# T-Jet 2 problems after replacing head and ribbon cable



## davitos (Sep 5, 2007)

hey guys,

hopefully you can help me.

my problem is that after we changed head - i realized ink has somehow invaded on of the slots that the ribbon cable connects and the ink made the connectors/teeth on the cable to oxidize (2 teeth) - thats why we also replaced the ribbon cable.
we made sure that all the cables (esp. the one that goes into carriage assembly is properly seated)

after that printer works fine until you perform a head cleaning (by pressing ink button or via software). once you do that, our printer somehow resets after doing 2 cleanings (loosing usb connection for a sec) and it cannot seem to find home after the head travels - it stops somewhere and error light and all ink lights are blinking very fast.

now comes the fun part - if we let the printer sit for about an hour it works again (seems to have cooled down). we can print 10-15 shirts until the point where we have to manually do a head cleaning. then it stops again in the middle of a cleaning cycle and travels and cannot find home and stops somewhere with error light and ink lights blinking very fast. so we power down, remove all cable and wait 1h to go back to finishing a job.

support said it might be mainboard fuse but i am not sure.

so maybe you could help?

anything is apprechiated.


----------



## Printzilla (Mar 22, 2007)

It sounds like a mainboard fuse, except that it resets after unplugging for an hour. That makes me wonder. You might try a new set of cables with a new head. It is possible that something is shorting.


----------



## davitos (Sep 5, 2007)

ribbon cable, print head and capping assembly are brand new - in fact the problem started after replacing both.


----------



## treadhead (Jul 26, 2006)

Is it possible that the ribbon cable is not completely seated properly in the connector at the back of the head? Perhaps it is "almost" seated and works itself loose or breaks connection. Of course this would be intermittent and not consistent in it's bahavior.

Just a thought as I had to reseat my ribbon into this connector when I replaced my head, capping station and ribbon cable a few months back. It is a difficult connector to get to and tough to make sure it is seated.


----------



## Printzilla (Mar 22, 2007)

davitos said:


> hey guys,
> 
> hopefully you can help me.
> 
> my problem is that after we changed head - i realized ink has somehow invaded on of the slots that the ribbon cable connects and the ink made the connectors/teeth on the cable to oxidize (2 teeth) - thats why we also replaced the ribbon cable. -


I misunderstood. I thought you noticed that ink had gotten on the ribbon cable after it had been plugged into the new head.

After reading the OP again I have another idea. Is the printer failing to home after attempting to reach the spitting station on the far side? Does it always stop in the same place?

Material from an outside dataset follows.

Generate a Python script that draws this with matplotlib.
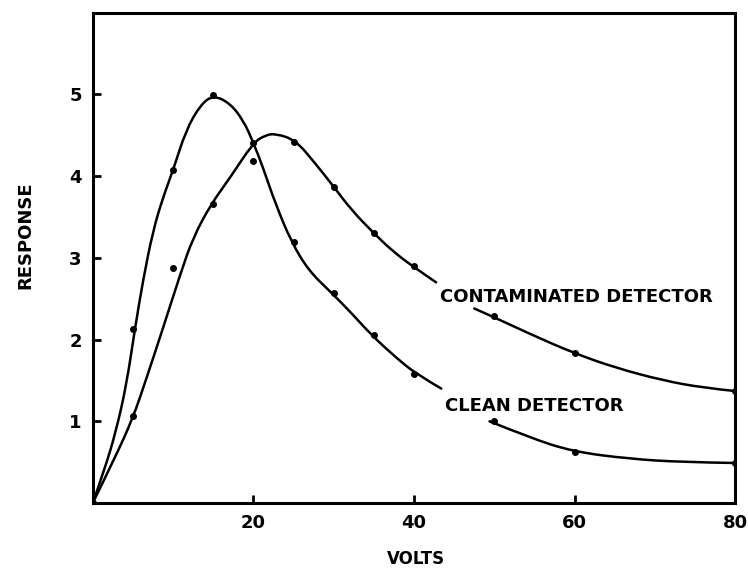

Is it on the far side of the travel rails near the spitting station?


----------



## davitos (Sep 5, 2007)

hey thanks for all your replies - i will double check the cable that goes into the capping assembly and see if it really is plugged in properly.

@printzilla:
the printer sometimes stops in the middle or left side (opposit to capping station). it travels then stops with all light blinking.


----------



## Don-ColDesi (Oct 18, 2006)

Not to be the bearer of bad news, but, most likley it sounds like a bad motherboard. If it is fused, it may be repairable, otherwise it most likley needs to be replaced. Sorry.


----------



## davitos (Sep 5, 2007)

that is what support told me too...


----------



## equipmentzone (Mar 26, 2008)

After discussing it with our techs here I believe your problem is either your print head ribbon cable or, a very small possibility, the small jumper board that it attaches to (labeled MMC-B043). We do not believe it is a mainboard problem. The greater probability is that it is your ribbon cable - loose connection or a damaged cable.

Harry


----------



## davitos (Sep 5, 2007)

hi harry,

thanks for your feedback. i will check the cables again.

where is the jumper board located? 

tnx,

d


----------



## Printzilla (Mar 22, 2007)

I agree with Harry. From my experience, it does not sound like a motherboard. Also, even if it is not fused, you can fuse it yourself if you are daring, and handy with a soldering iron.


----------



## TJet3Pro (Jun 12, 2008)

I am having a Similar problem except my print head carriage is stuck in the home position and wont cycle on start up.

We have a T Jet3 and it has worked flawlessly for months and has printed some gorgeous prints. When I flip my main switch the shirt loader cycles but than when its the turn of the print head carriage to do the same there is nothing.

Could a dirty ribbon cable connected to theprint head cause this issue. Any help would be much appreciated.

Thanks in advance!!


----------